After awkward calls to some relatives and friends of my wife, who’d not heard from me, since her passing, I was given a number to a local manufacturer. But, this was only after a distributor had personally seen me and my wife’s relatives vouched for my intentions. His was a small store, run out of his house.
Should I have wanted a lesser quantity (I desired five bottles) I could have purchased them from him. He didn’t have that much and wanted to have stock on hand to sell to his normal customers. So, he sent me off with a number to contact, advising I might have to wait to have my order filled, which I indicated was okay.

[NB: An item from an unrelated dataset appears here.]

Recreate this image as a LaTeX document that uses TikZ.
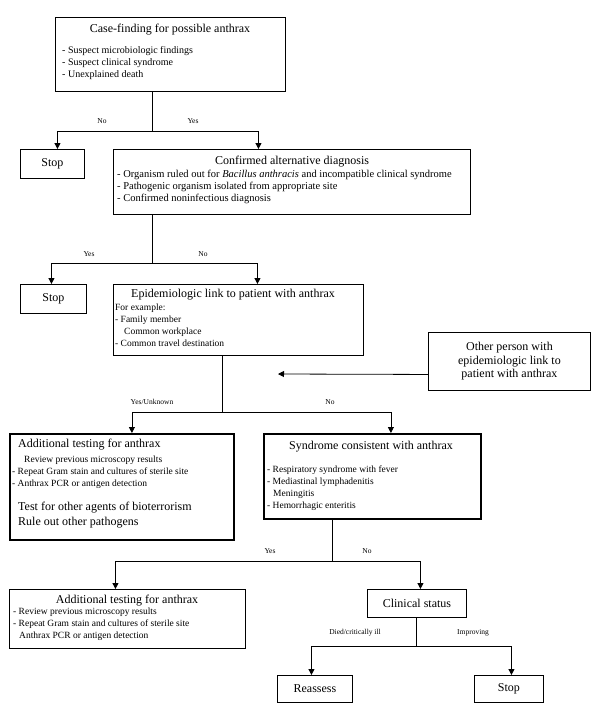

I found it surprising he had referred me to a local producer; that it was not a case of him having brought some from a recent trip abroad, to sell, which is common amongst South Americans.
As I left, that feeling of being belittled, once again crept over me. “Why is it we don’t know about this?” Asking friends, associates and other Black Americans in our area, only confirmed our collective ignorance of the matter.
I called the company, ordered what I wished and have done so, several times, only having to wait once, for a production run to finish.
In the meanwhile, I researched what this salve is and was chagrined to find it was first manufactured here, in the US, at the beginning of the last century! Why did I have to learn from a foreign culture of its existence and where to get it, right here, in my own land?
Then it struck me: Their oppressed existence and relatively recent access to refrigerators (to conserve it) notwithstanding, Black Folks must have already tried this! If I had come across it, how many other hundreds have done so, over the years? Yet, where is the record of their comment on its efficacy?
One of the first thoughts to come to mind is, “It must not have worked. Therefore no one mentions it.” Yet, the obvious lack of feedback on most Lupus sites, while openly promoting AMA sanctioned drugs, implies a suppression of what users have found.
As well, the more than positive feedback I’ve personally had from most users, flies in the face of the first assumption. But, my sample set is practically non-existent, it’s so small!
The third and most troublesome is the fear many of those using it have, in reporting it to their doctors. The very neighbor’s daughter I mentioned, told me she’s afraid of telling her doctor it’s not the new salve she prescribed, that causing her legs to improve so dramatically! She prefers letting her doctor believe the prescription is working, rather than risk her anger, by telling her it’s another ointment, entirely! Think of the other poor patients who will be prescribed the medication, which didn't serve, because the doctor was led astray! I can only hope she builds up her courage, at some point, to truthfully advise her MD.
That’s where this group comes in. Amongst you, I can hopefully find out how things worked out, for those who’ve tried it. I’ve my own limited experiences and feedback to call upon; noting where this salve functions and where it doesn’t.
So the question still stands, "How have we fared using Ozonated Olive Oil for Lupus lesions and other ailments?"
I eagerly await your answers and I'm sure hundreds of other Black Folk would like to, as well.